The performance encompasses everything I love most about the show: it’s campiness, it’s ability to not take itself too seriously, it’s ambition, how it both celebrates and satirizes opulence, it’s grasp of high and lowbrow culture, and how it masterfully captures the peak late-aughts. Is there anything more the year 2007 more than an a capella version of a Fergie song sung by private school girls who moonlight for the cast of Skins the moment class is out of session?

It’s also worth contextualizing this a capella performance in the greater timeline of the trend that kept the late aughts in a chokehold, a trend of which the inner canals of my eardrums are still recovering from. Gossip Girl’s a capella performance of “Glamorous” was in 2007, two years before Glee began terrorizing airwaves, and by the year 2010, you had to dodge roving groups of a capella hopeful high-schoolers practicing harmonies in hopes of making it on The Sing Off. By 2012, a capella had overplayed its hand with the release of Pitch Perfect and the god-forsaken “song” “Cups.” Living in proximity to a college campus in the late aughts meant that any atrium could — suddenly, and without warning or the consent of passersby — be the site of a dozen too-cocky young men bursting spontaneously into a rendition of Timbaland ft. OneRepublic’s “Apologize” while snapping their fingers and grinning with smug overconfidence. But Gossip Girl managed to do the impossible: it made a capella — an inherently lame, earnest thing to do — cool and self-aware, because it embraced its ridiculousness.

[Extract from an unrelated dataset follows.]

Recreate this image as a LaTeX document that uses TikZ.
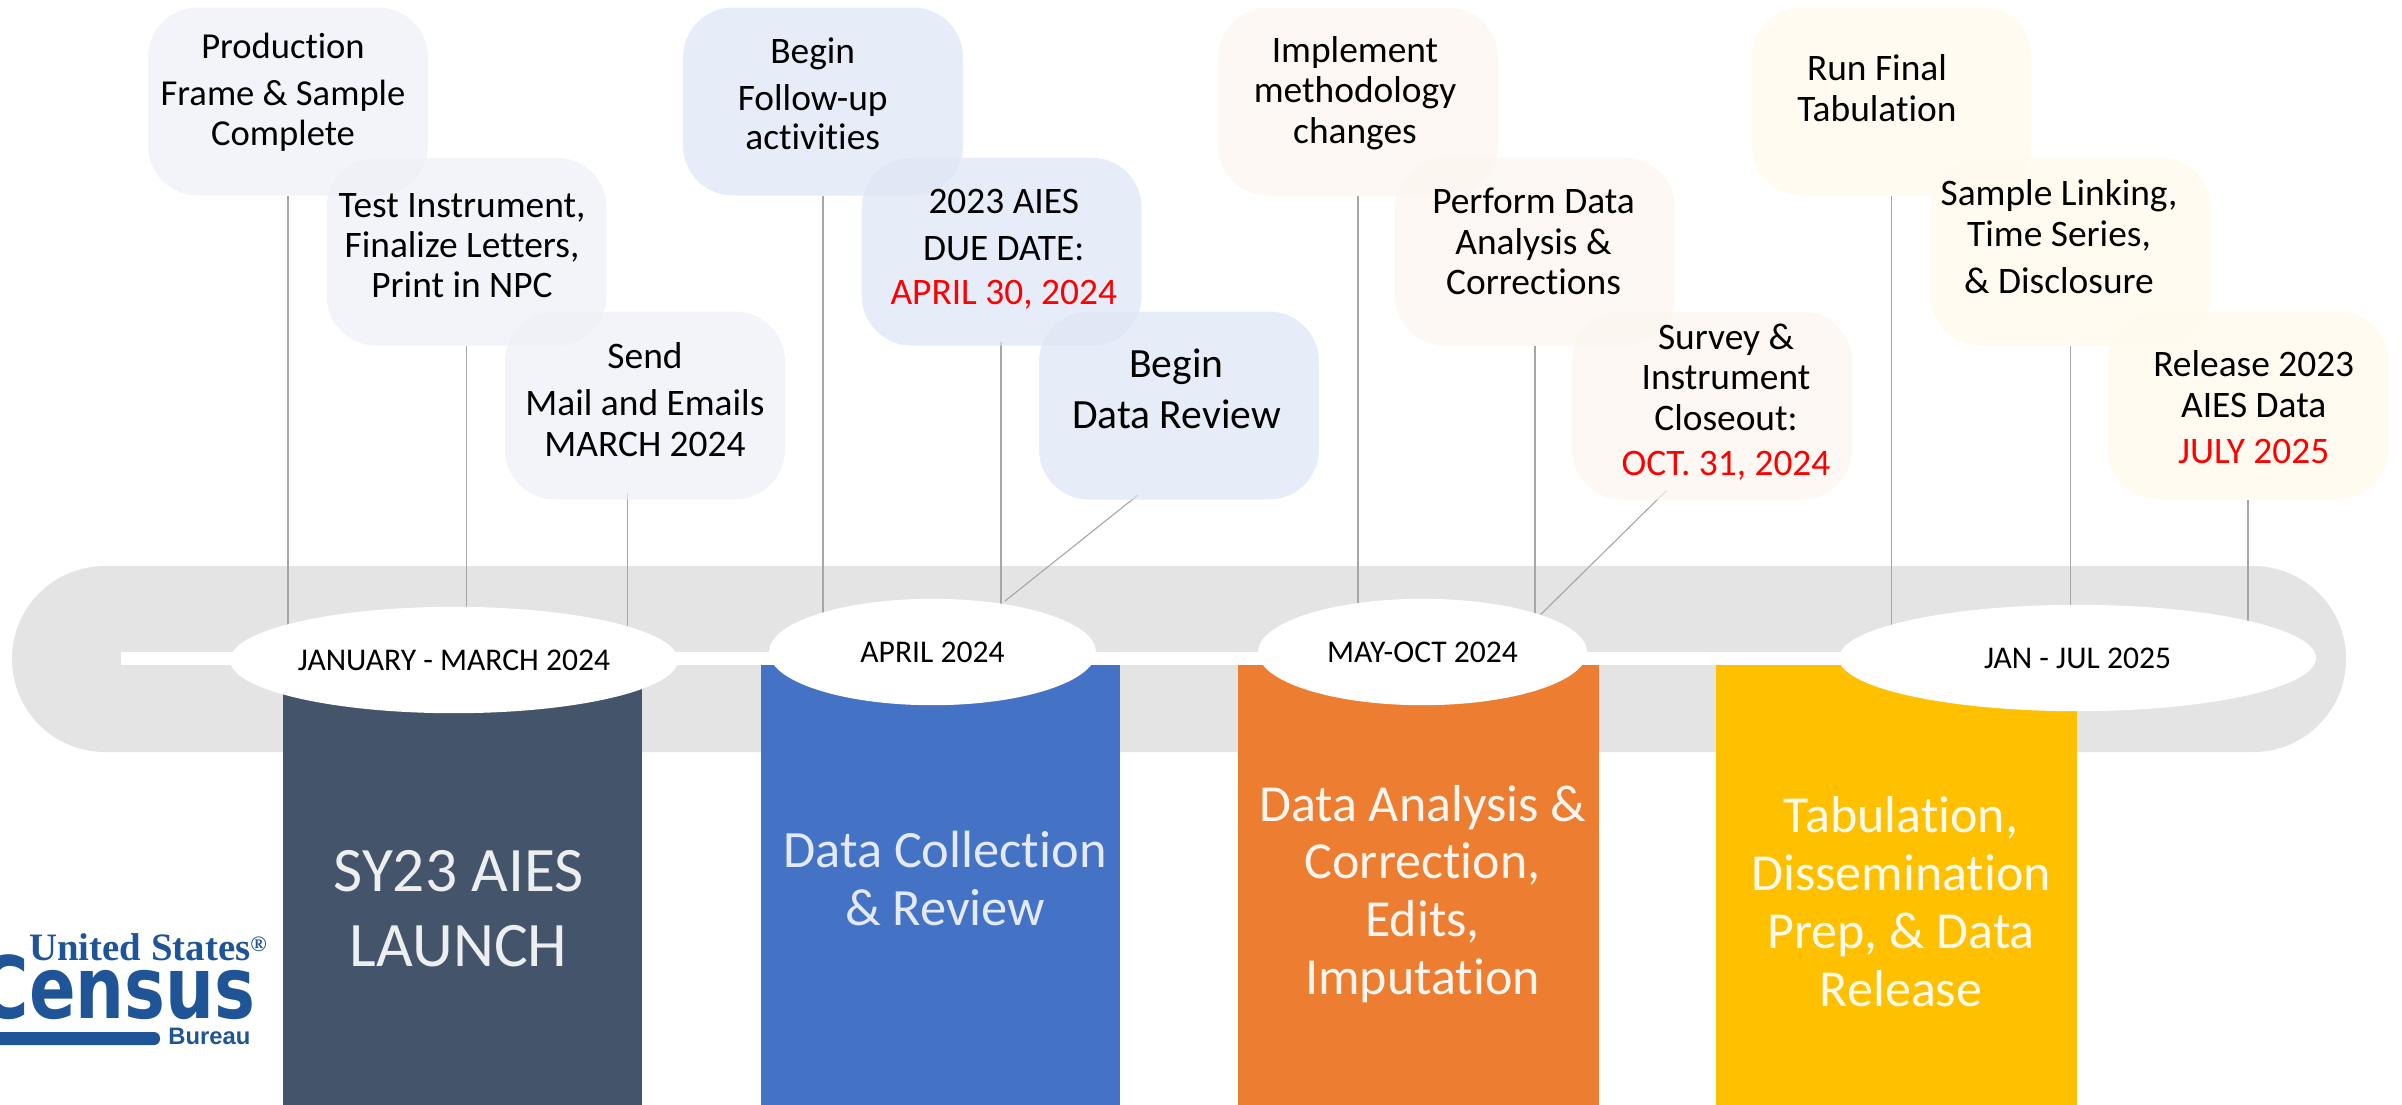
\documentclass[tikz,border=0pt]{standalone}
\usepackage{fontspec}
\usetikzlibrary{shapes.geometric}
\setmainfont{Carlito}[Ligatures=CommonOff]
\newfontfamily\lserif{Liberation Serif}
\newfontfamily\lsans{Liberation Sans}
\newfontfamily\dsans{DejaVu Sans}
\definecolor{bandgrey}{HTML}{E4E4E4}
\definecolor{linkgrey}{HTML}{A6A6A6}
\definecolor{slatec}{HTML}{44546A}
\definecolor{bluec}{HTML}{4472C4}
\definecolor{orangec}{HTML}{ED7D31}
\definecolor{yellowc}{HTML}{FFC000}
\definecolor{logoc}{HTML}{1F5597}
\definecolor{bslate}{RGB}{238,240,246}
\definecolor{bblue}{RGB}{221,230,245}
\definecolor{borange}{RGB}{252,245,238}
\definecolor{byellow}{RGB}{255,250,235}
\pgfdeclarelayer{back}
\pgfdeclarelayer{mid}
\pgfsetlayers{back,mid,main}
\tikzset{
  bubble/.style={draw=none,fill=#1,fill opacity=.7,rounded corners=25pt,minimum width=140pt,minimum height=94pt,inner sep=0pt},
  bubbletxt/.style={align=center,anchor=base,inner sep=0pt,font=\fontsize{18.7}{20}\selectfont,text=black},
  bigtxt/.style={align=center,anchor=base,inner sep=0pt,font=\fontsize{20.8}{20}\selectfont,text=black},
  column/.style={draw=none,fill=#1,minimum height=220pt,inner sep=0pt,anchor=north},
  coltxt/.style={align=center,anchor=base,inner sep=0pt,text=#1},
  period/.style={ellipse,draw=none,fill=white,inner sep=0pt,minimum height=53.2pt,text height=10pt,text depth=0pt,font=\fontsize{15.8}{18}\selectfont,text=black},
  link/.style={draw=linkgrey,line width=.55pt},
}
\begin{document}
\begin{tikzpicture}[x=.5pt,y=-.5pt]
\useasboundingbox (0,0) rectangle (2402,1104);
% ---- band, axis, columns
\begin{pgfonlayer}{back}
\node[draw=none,fill=bandgrey,rounded corners=46.4pt,minimum width=1167pt,minimum height=93pt,inner sep=0pt] (band) at (1179,659) {};
\node[draw=none,fill=white,minimum width=870pt,minimum height=6.8pt,inner sep=0pt,anchor=west] (axis) at (121,658.5) {};
\node[column=slatec,minimum width=179.5pt] (r1) at (462.5,665) {};
\node[column=bluec,minimum width=179.5pt] (r2) at (940.5,665) {};
\node[column=orangec,minimum width=180.5pt] (r3) at (1418.5,665) {};
\node[column=yellowc,minimum width=180.5pt] (r4) at (1896.5,665) {};
\end{pgfonlayer}
% ---- period ellipses
\node[period,minimum width=224pt] (e1) at (454,660) {JANUARY - MARCH 2024};
\node[period,minimum width=163.5pt] (e2) at (932.5,652) {APRIL 2024};
\node[period,minimum width=164.5pt] (e3) at (1422.5,652) {MAY-OCT 2024};
\node[period,minimum width=238.5pt] (e4) at (2077.5,658) {JAN - JUL 2025};
% ---- bubbles
\node[bubble=bslate] (b1) at (288,101.5) {};
\node[bubble=bslate] (b2) at (466.6,251.7) {};
\node[bubble=bslate] (b3) at (645,405.5) {};
\node[bubble=bblue] (b4) at (823,101.5) {};
\node[bubble=bblue] (b5) at (1001.7,251.7) {};
\node[bubble=bblue] (b6) at (1179,405.5) {};
\node[bubble=borange] (b7) at (1358,101.5) {};
\node[bubble=borange] (b8) at (1535,251.7) {};
\node[bubble=borange] (b9) at (1712,405.5) {};
\node[bubble=byellow] (b10) at (1891.6,101.5) {};
\node[bubble=byellow] (b11) at (2070.8,251.7) {};
\node[bubble=byellow] (b12) at (2248,405.5) {};
% ---- connectors
\coordinate (c3) at (627.5,493);
\coordinate (c5) at (1001,342);
\coordinate (c6a) at (1138,495);
\coordinate (c6b) at (1005,601);
\coordinate (c9a) at (1666.5,490.5);
\coordinate (c9b) at (1540.6,614.6);
\begin{pgfonlayer}{mid}
\draw[link] (b1.south) -- (b1.south |- e1.center);
\draw[link] (b2.south) -- (b2.south |- e1.center);
\draw[link] (c3) -- (c3 |- e1.center);
\draw[link] (b4.south) -- (b4.south |- e2.center);
\draw[link] (c5) -- (c5 |- e2.center);
\draw[link] (c6a) -- (c6b);
\draw[link] (b7.south) -- (b7.south |- e3.center);
\draw[link] (b8.south) -- (b8.south |- e3.center);
\draw[link] (c9a) -- (c9b);
\draw[link] (b10.south) -- (b10.south |- e4.center);
\draw[link] (b11.south) -- (b11.south |- e4.center);
\draw[link] (b12.south) -- (b12.south |- e4.center);
\end{pgfonlayer}
% ---- bubble texts
\node[bubbletxt,font=\fontsize{18.3}{20}\selectfont] (t1) at (283,145.5) {Production\\[3.5pt]Frame \& Sample\\[.25pt]Complete};
\node[bubbletxt] (t2) at (462,297) {Test Instrument,\\Finalize Letters,\\Print in NPC};
\node[bubbletxt] (t3) at (645,456.5) {Send\\[3.5pt]Mail and Emails\\[.3pt]MARCH 2024};
\node[bubbletxt] (t4) at (812.7,149.5) {Begin\\[3.25pt]Follow-up\\[-.25pt]activities};
\node[bubbletxt] (t5) at (1003.7,304.4) {2023 AIES\\[3.5pt]DUE DATE:\\[1.8pt]\textcolor{red}{APRIL 30, 2024}};
\node[bigtxt] (t6) at (1176.5,428.5) {Begin\\[5.75pt]Data Review};
\node[bubbletxt] (t7) at (1355,143) {Implement\\[.4pt]methodology\\[.1pt]changes};
\node[bubbletxt] (t8) at (1533.5,294.7) {Perform Data\\[.1pt]Analysis \&\\[.35pt]Corrections};
\node[bubbletxt] (t9) at (1726,475) {Survey \&\\[.35pt]Instrument\\[.15pt]Closeout:\\[2.5pt]\textcolor{red}{OCT. 31, 2024}};
\node[bubbletxt] (t10) at (1877,121) {Run Final\\[.25pt]Tabulation};
\node[bubbletxt] (t11) at (2059,293) {Sample Linking,\\[.25pt]Time Series,\\[3.5pt]\& Disclosure};
\node[bubbletxt] (t12) at (2253.7,463) {Release 2023\\[.5pt]AIES Data\\[3pt]\textcolor{red}{JULY 2025}};
% ---- column texts
\node[coltxt={white!90!slatec},font=\fontsize{31.7}{37.3}\selectfont] (l1) at (458.6,966.5) {SY23 AIES\\LAUNCH};
\node[coltxt={white!85!bluec},font=\fontsize{26.2}{29}\selectfont] (l2) at (945,925) {Data Collection\\\& Review};
\node[coltxt={white!92!orangec},font=\fontsize{26}{28.9}\selectfont] (l3) at (1422.6,994.5) {Data Analysis \&\\Correction,\\Edits,\\Imputation};
\node[coltxt={white!92!yellowc},font=\fontsize{26}{28.9}\selectfont] (l4) at (1901,1006) {Tabulation,\\Dissemination\\Prep, \& Data\\Release};
% ---- logo
\node[anchor=base west,inner sep=0pt,text=logoc,font=\lserif\bfseries\fontsize{19.4}{20}\selectfont] (logo1) at (29,960) {United States\raisebox{.5ex}{\fontsize{11}{12}\selectfont ®}};
\node[anchor=base east,inner sep=0pt,text=logoc,xscale=.8,transform shape,font=\dsans\bfseries\fontsize{43}{44}\selectfont] (logo2) at (256,1018) {Census};
\node[anchor=base west,inner sep=0pt,text=logoc,font=\lsans\bfseries\fontsize{11.9}{12}\selectfont] (logo3) at (168,1044) {Bureau};
\fill[logoc,rounded corners=3pt] (-20,1032) rectangle (160,1045);
\end{tikzpicture}
\end{document}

Much of this is, of course, due to the song. We have to give credit where it’s due and in this case it goes to Fergie, who, in the likes of Jennifer Lopez’s “Jenny from the Block” and Gwen Stefani’s “Luxurious,” created an anthem about staying true to yourself amidst wealth (as well as a party banger that’s transcended decades by inviting its listeners a chance to spell the word “glamorous” out loud). It’s timeless, reaching a new cultural significance recently, with Jack Harlow sampling the chorus in “First Class,” which has likely taken over your FYP on TikTok.

But “Glamorous” has an even deeper lore in the Gossip Girl-verse: Last year, a previously unearthed alternate intro sequence for the show was surfaced on Twitter, which used “Glamorous” as its theme song. The intro looks like it came straight out of a ‘90s soap opera, with the actors looking directly at the camera and doing things like flipping their hair, interspersed with shots of them toasting champagne to align with the lyrics, “popping champagne, living the life.” There are so many reasons why the opener could have been scrapped, but we’re glad “Glamorous” found a less earnest placement in the show.

But the song certainly deserved a place in the show’s iconic soundtrack, which includes mid-aughts gems like Ting Ting’s “Shut Up and Let Me Go” and Gotye’s “Somebody That I Used to Know.” “Glamorous,” is, after all, the secret theme song of Gossip Girl: a self-aware tale of remaining yourself amidst opulence, which the characters in the show can never do because they were born into it, making it the campy satire that makes the show a perfect relic of its time.